Records with drawing code
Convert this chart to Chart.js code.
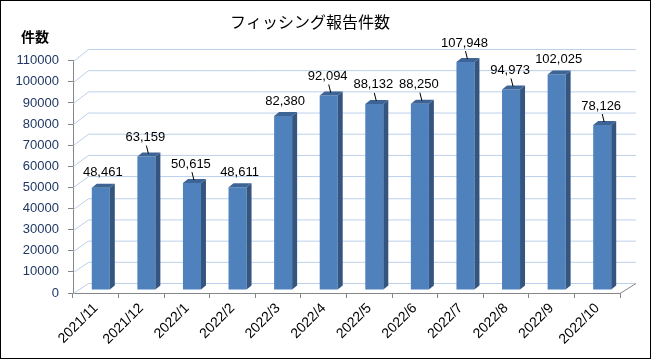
<!DOCTYPE html>
<html>
<head>
<meta charset="utf-8">
<script src="https://cdn.jsdelivr.net/npm/chart.js@4/dist/chart.umd.min.js"></script>
<style>
    body { margin: 0; background: #fff; }
    #wrap { width: 652px; height: 360px; }
</style>
</head>
<body>
<div id="wrap"><canvas id="myChart" width="652" height="360"></canvas></div>
<script>
const months = ["2021/11", "2021/12", "2022/1", "2022/2", "2022/3", "2022/4", "2022/5", "2022/6", "2022/7", "2022/8", "2022/9", "2022/10"]
const counts = [48461, 63159, 50615, 48611, 82380, 92094, 88132, 88250, 107948, 94973, 102025, 78126]
const yTicks = [0, 10000, 20000, 30000, 40000, 50000, 60000, 70000, 80000, 90000, 100000, 110000]
const hasLeader = [false, true, true, false, false, true, true, true, true, true, false, true]

const gridColor = "#BCD0EA"
const axisColor = "#868686"
const front = "#4F81BD"
const sideColor = "#34557F"
const topColor = "#3D6495"

// back wall offset (slight perspective: a bit deeper at the top)
function wallDy(v) {
    return -10 - 2 * (v / 110000)
}

const depth3d = {
    id: "depth3d",
    beforeDatasetsDraw(chart) {
        const {ctx, chartArea: a, scales: {y}} = chart
        ctx.save()
        ctx.lineWidth = 1
        ctx.strokeStyle = gridColor
        yTicks.forEach(v => {
            const py = Math.round(y.getPixelForValue(v)) + 0.5
            const dy = wallDy(v)
            ctx.beginPath()
            ctx.moveTo(a.left + 0.5, py)
            ctx.lineTo(a.left + 15.5, py + dy)
            ctx.lineTo(a.right + 16, py + dy)
            ctx.stroke()
        })
        // right edge of the floor
        const py0 = Math.round(y.getPixelForValue(0)) + 0.5
        ctx.strokeStyle = axisColor
        ctx.beginPath()
        ctx.moveTo(a.right, py0)
        ctx.lineTo(a.right + 16, py0 + wallDy(0))
        ctx.stroke()
        ctx.restore()

        // bars sit a little behind the front plane
        ctx.save()
        ctx.translate(5, -3)
    },
    afterDatasetsDraw(chart) {
        const ctx = chart.ctx
        const meta = chart.getDatasetMeta(0)
        meta.data.forEach((bar, i) => {
            const p = bar.getProps(["x", "y", "base", "width"], true)
            const l = p.x - p.width / 2
            const r = p.x + p.width / 2
            const dx = 5, dy = -4
            ctx.fillStyle = sideColor
            ctx.beginPath()
            ctx.moveTo(r, p.y)
            ctx.lineTo(r + dx, p.y + dy)
            ctx.lineTo(r + dx, p.base + dy)
            ctx.lineTo(r, p.base)
            ctx.closePath()
            ctx.fill()
            ctx.fillStyle = topColor
            ctx.beginPath()
            ctx.moveTo(l, p.y)
            ctx.lineTo(l + dx, p.y + dy)
            ctx.lineTo(r + dx, p.y + dy)
            ctx.lineTo(r, p.y)
            ctx.closePath()
            ctx.fill()

            // value label
            const cx = p.x + 2
            const ly = hasLeader[i] ? p.y - 19 : p.y - 15
            ctx.fillStyle = "#000"
            ctx.font = "13px 'Liberation Sans'"
            ctx.textAlign = "center"
            ctx.textBaseline = "middle"
            ctx.fillText(counts[i].toLocaleString("en-US"), cx - (hasLeader[i] ? 3 : 0), ly)
            if (hasLeader[i]) {
                ctx.strokeStyle = "#000"
                ctx.lineWidth = 1
                ctx.beginPath()
                ctx.moveTo(cx - 2, p.y - 11)
                ctx.lineTo(cx, p.y - 3)
                ctx.stroke()
            }
        })
        ctx.restore()
    },
    afterDraw(chart) {
        const ctx = chart.ctx
        ctx.save()
        ctx.fillStyle = "#000"
        ctx.font = "bold 14px 'Noto Sans CJK JP'"
        ctx.textAlign = "center"
        ctx.textBaseline = "middle"
        ctx.fillText("件数", 35, 37)
        ctx.strokeStyle = "#000"
        ctx.lineWidth = 1
        ctx.strokeRect(0.5, 0.5, 650, 358)
        ctx.restore()
    }
}

const config = {
    type: "bar",
    data: {
        labels: months,
        datasets: [{
            data: counts,
            backgroundColor: front,
            borderWidth: 0,
            barPercentage: 0.395,
            categoryPercentage: 1
        }]
    },
    options: {
        responsive: false,
        animation: false,
        layout: {padding: {left: 0, right: 32, top: 0, bottom: 0}},
        plugins: {
            legend: {display: false},
            tooltip: {enabled: false},
            title: {
                display: true,
                text: "フィッシング報告件数",
                color: "#000",
                font: {family: "'Noto Sans CJK JP'", size: 16, weight: "normal", lineHeight: 1.2},
                padding: {top: 12, bottom: 29.5}
            }
        },
        scales: {
            x: {
                offset: true,
                grid: {display: true, drawOnChartArea: false, offset: true, tickLength: 5, color: axisColor},
                border: {display: true, color: axisColor},
                ticks: {
                    autoSkip: false,
                    maxRotation: 45,
                    minRotation: 45,
                    padding: 2,
                    color: "#000",
                    font: {family: "'Liberation Sans'", size: 14}
                },
                afterFit(scale) { scale.height = 67 }
            },
            y: {
                min: 0,
                max: 110000,
                grid: {display: true, drawOnChartArea: false, tickLength: 5, color: axisColor},
                border: {display: true, color: axisColor},
                ticks: {
                    stepSize: 10000,
                    padding: 9,
                    color: "#1F3864",
                    font: {family: "'Liberation Sans'", size: 13},
                    callback: v => String(v)
                },
                afterFit(scale) { scale.width = 73 }
            }
        }
    },
    plugins: [depth3d]
}

const myChart = new Chart(document.getElementById("myChart"), config)
</script>
</body>
</html>
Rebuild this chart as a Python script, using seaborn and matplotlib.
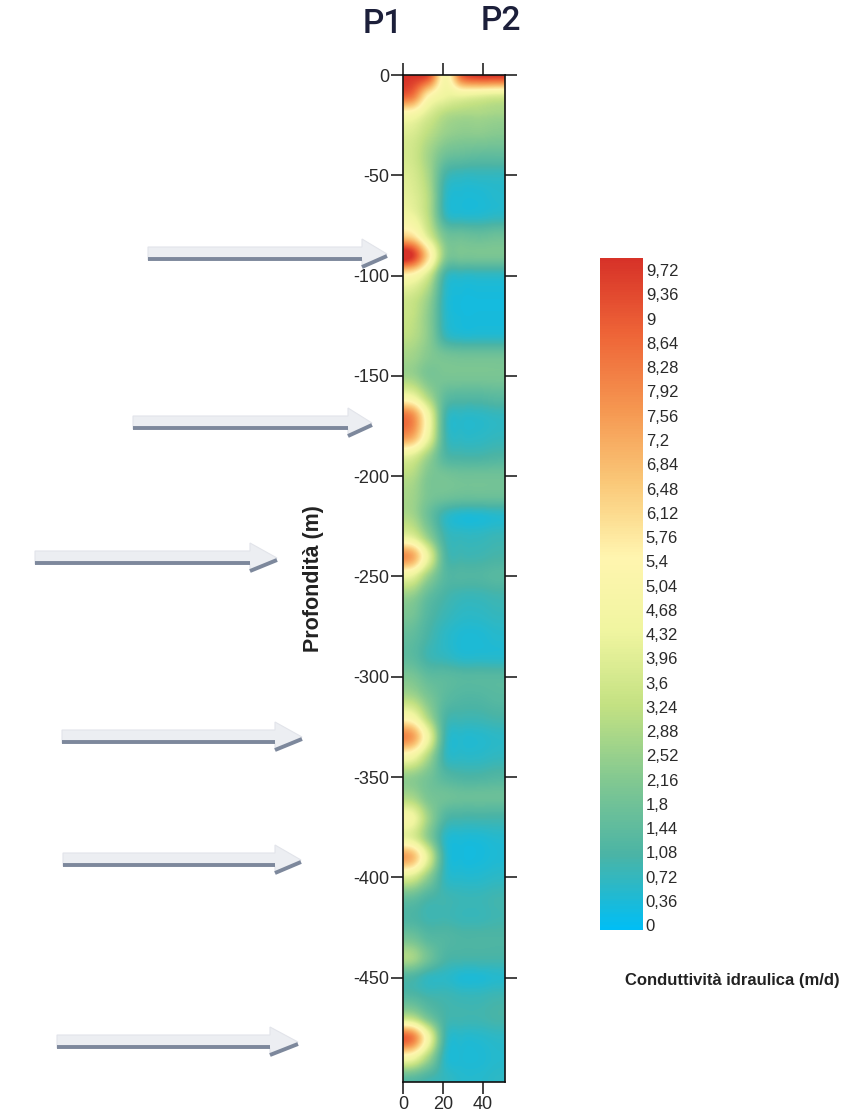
import numpy as np
import pandas as pd
import matplotlib
matplotlib.use("Agg")
import matplotlib.pyplot as plt
from matplotlib.patches import Polygon
from matplotlib.lines import Line2D
import seaborn as sns

# ---------------- data ----------------
depths = [0, -10, -20, -30, -40, -50, -60, -70, -80, -90,
          -100, -110, -120, -130, -140, -150, -160, -170, -180, -190,
          -200, -210, -220, -230, -240, -250, -260, -270, -280, -290,
          -300, -310, -320, -330, -340, -350, -360, -370, -380, -390,
          -400, -410, -420, -430, -440, -450, -460, -470, -480, -490, -500]
x_positions = [4.25, 12.75, 21.25, 29.75, 38.25, 46.75]

# hydraulic conductivity (m/d) along vertical profiles at each x position
k_x04 = [9.9, 8.6, 4.8, 3.8, 3.6, 3.8, 4.0, 4.4, 6.0, 9.9,
         5.2, 3.6, 3.3, 3.1, 2.7, 2.6, 4.4, 8.0, 7.4, 4.0,
         3.0, 2.7, 2.8, 4.0, 7.4, 4.2, 2.4, 1.9, 1.5, 1.4,
         2.0, 2.8, 4.8, 7.6, 4.6, 2.4, 2.8, 4.6, 4.0, 7.0,
         3.8, 1.6, 1.1, 1.8, 2.8, 1.1, 1.3, 3.2, 8.4, 4.6, 1.4]
k_x13 = [9.4, 5.6, 3.8, 3.1, 2.7, 2.8, 3.0, 3.1, 3.8, 6.0,
         3.6, 2.6, 2.3, 2.3, 2.2, 2.0, 2.8, 4.6, 4.4, 2.6,
         2.1, 2.0, 1.7, 2.4, 4.2, 2.5, 1.5, 1.2, 1.0, 0.9,
         1.5, 2.0, 2.8, 4.4, 2.8, 1.9, 2.0, 2.6, 2.3, 3.9,
         2.3, 1.1, 0.9, 1.3, 1.8, 0.7, 1.0, 1.9, 4.6, 2.7, 1.0]
k_x21 = [5.0, 4.4, 3.0, 2.5, 1.8, 1.0, 0.7, 0.8, 1.9, 2.3,
         0.9, 0.6, 0.6, 0.8, 1.9, 2.0, 1.5, 1.0, 1.0, 1.2,
         1.9, 1.8, 0.7, 0.9, 1.2, 1.3, 1.0, 0.8, 0.6, 0.7,
         1.4, 1.4, 1.1, 0.9, 0.8, 1.3, 1.8, 1.2, 0.6, 0.7,
         0.7, 0.9, 0.9, 1.2, 1.1, 0.6, 0.9, 1.0, 0.9, 0.6, 0.7]
k_x30 = [9.0, 4.4, 2.8, 2.3, 1.6, 0.7, 0.4, 0.5, 1.7, 2.0,
         0.6, 0.3, 0.3, 0.5, 1.8, 2.0, 1.3, 0.6, 0.6, 1.0,
         1.8, 1.7, 0.4, 0.7, 0.9, 1.2, 0.8, 0.6, 0.4, 0.5,
         1.3, 1.2, 0.9, 0.5, 0.6, 1.1, 1.7, 1.0, 0.4, 0.3,
         0.5, 0.8, 0.8, 1.1, 1.0, 0.4, 0.8, 0.9, 0.5, 0.4, 0.5]
k_x38 = [9.9, 4.2, 2.8, 2.3, 1.5, 0.7, 0.4, 0.5, 1.6, 2.0,
         0.6, 0.3, 0.3, 0.5, 1.8, 2.0, 1.3, 0.6, 0.6, 1.0,
         1.8, 1.7, 0.4, 0.7, 0.9, 1.2, 0.8, 0.6, 0.4, 0.5,
         1.3, 1.2, 0.9, 0.5, 0.6, 1.1, 1.7, 1.0, 0.4, 0.3,
         0.5, 0.8, 0.8, 1.1, 1.0, 0.4, 0.8, 0.9, 0.5, 0.4, 0.5]
k_x47 = [9.9, 4.0, 2.7, 2.2, 1.5, 0.7, 0.5, 0.6, 1.7, 2.0,
         0.6, 0.3, 0.3, 0.5, 1.8, 2.0, 1.4, 0.7, 0.7, 1.1,
         1.8, 1.7, 0.5, 0.8, 1.0, 1.3, 0.9, 0.7, 0.5, 0.5,
         1.3, 1.3, 1.0, 0.6, 0.7, 1.2, 1.7, 1.0, 0.5, 0.4,
         0.6, 0.9, 0.9, 1.1, 1.0, 0.5, 0.9, 1.0, 0.6, 0.5, 0.6]

y_ticks = [0, -50, -100, -150, -200, -250, -300, -350, -400, -450]
x_ticks = [0, 20, 40]
cbar_labels = ["0", "0,36", "0,72", "1,08", "1,44", "1,8", "2,16", "2,52",
               "2,88", "3,24", "3,6", "3,96", "4,32", "4,68", "5,04", "5,4",
               "5,76", "6,12", "6,48", "6,84", "7,2", "7,56", "7,92", "8,28",
               "8,64", "9", "9,36", "9,72"]
profile_labels = ["P1", "P2"]
ylabel_text = "Profondità (m)"
cbar_title = "Conduttività idraulica (m/d)"

# ---------------- style ----------------
sns.set_style("ticks")
plt.rcParams['font.family'] = ['Liberation Sans', 'DejaVu Sans']
plt.rcParams['axes.unicode_minus'] = False

cmap = sns.blend_palette(["#00BEF5", "#4BB4A5", "#82C891", "#C3E182", "#F0F5A0",
                          "#FFF5AF", "#FAC878", "#F59650", "#EE6437", "#D73228"],
                         as_cmap=True)

W, H = 867, 1118
fig = plt.figure(figsize=(W / 100, H / 100), dpi=100)
fig.patch.set_facecolor("white")

def fx(px):
    return px / W

def fy(py):
    return 1 - py / H

ax = fig.add_axes([fx(403), fy(1082), fx(505) - fx(403), fy(75) - fy(1082)])

grid = pd.DataFrame({"x04": k_x04, "x13": k_x13, "x21": k_x21,
                     "x30": k_x30, "x38": k_x38, "x47": k_x47}, index=depths)
dx = x_positions[1] - x_positions[0]
dz = depths[0] - depths[1]
im = ax.imshow(grid.values, cmap=cmap, vmin=-0.07, vmax=9.9, aspect="auto",
               interpolation="catrom", interpolation_stage="data",
               extent=(x_positions[0] - dx / 2, x_positions[-1] + dx / 2,
                       depths[-1] - dz / 2, depths[0] + dz / 2))
ax.set_xlim(0, 51)
ax.set_ylim(-502, 0)

ax.set_yticks(y_ticks)
ax.set_yticklabels([str(v) for v in y_ticks])
ax.set_xticks(x_ticks)
ax.set_xticklabels([str(v) for v in x_ticks])
ax.tick_params(axis="both", direction="out", length=8.5, width=1.1, color="#111111",
               labelsize=13, labelcolor="#2a2a2a", pad=1.5,
               top=True, right=True, labeltop=False, labelright=False)
for s in ax.spines.values():
    s.set_linewidth(1.2)
    s.set_color("#111111")

ax.set_ylabel(ylabel_text, fontsize=15.5, fontweight="bold", color="#222222", va="center")
ax.yaxis.set_label_coords((313 - 403) / 102, 0.5)

# profile labels
fig.text(fx(383), fy(24), profile_labels[0], fontsize=24, color="#1c1f3a",
         ha="center", va="center", family=["Roboto", "Liberation Sans"], fontweight="medium")
fig.text(fx(501), fy(21), profile_labels[1], fontsize=24, color="#1c1f3a",
         ha="center", va="center", family=["Roboto", "Liberation Sans"], fontweight="medium")

# colorbar
cax = fig.add_axes([fx(600), fy(930), fx(643) - fx(600), fy(258) - fy(930)])
cb_vals = [float(s.replace(",", ".")) for s in cbar_labels]
cb = fig.colorbar(im, cax=cax, ticks=cb_vals)
cb.ax.set_yticklabels(cbar_labels)
cb.ax.tick_params(length=0, labelsize=12, labelcolor="#2a2a2a", pad=2)
cb.outline.set_visible(False)
fig.text(fx(732), fy(980), cbar_title, fontsize=12, fontweight="bold",
         color="#222222", ha="center", va="center")

# arrows (annotation)
arrows = [(259, 148, 362, 387), (428, 133, 348, 372), (563, 35, 250, 277),
          (742, 62, 275, 302), (865, 63, 275, 301), (1047, 57, 270, 298)]
for (y, x0, x1, tip) in arrows:
    band = Polygon([(fx(x0), fy(y - 12)), (fx(x1), fy(y - 12)), (fx(x1), fy(y - 20)),
                    (fx(tip), fy(y - 5)), (fx(x1), fy(y + 8)), (fx(x1), fy(y + 1)),
                    (fx(x0), fy(y + 1))],
                   closed=True, transform=fig.transFigure, facecolor="#eceef2",
                   edgecolor="#e2e4ea", lw=0.8, zorder=5)
    fig.add_artist(band)
    fig.add_artist(Line2D([fx(x0), fx(x1)], [fy(y), fy(y)], transform=fig.transFigure,
                          color="#7d889c", lw=2.8, solid_capstyle="butt", zorder=6))
    fig.add_artist(Line2D([fx(x1), fx(tip)], [fy(y + 8), fy(y - 3)],
                          transform=fig.transFigure, color="#7d889c", lw=2.8,
                          solid_capstyle="butt", zorder=6))

fig.savefig("out.png", dpi=100)
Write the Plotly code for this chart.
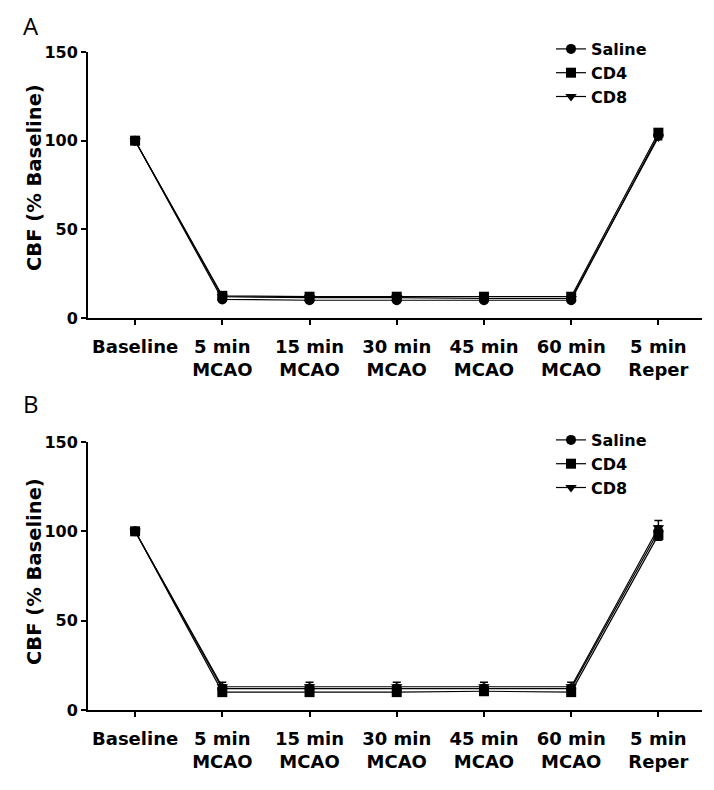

## What to do
From the listing, copy every line where the string "matplotlib" appears.

## Solution for this task
Rebuild this chart as a Python script, using seaborn and matplotlib.
import matplotlib
matplotlib.use("Agg")
import matplotlib.pyplot as plt
from matplotlib.patches import Polygon
from matplotlib.lines import Line2D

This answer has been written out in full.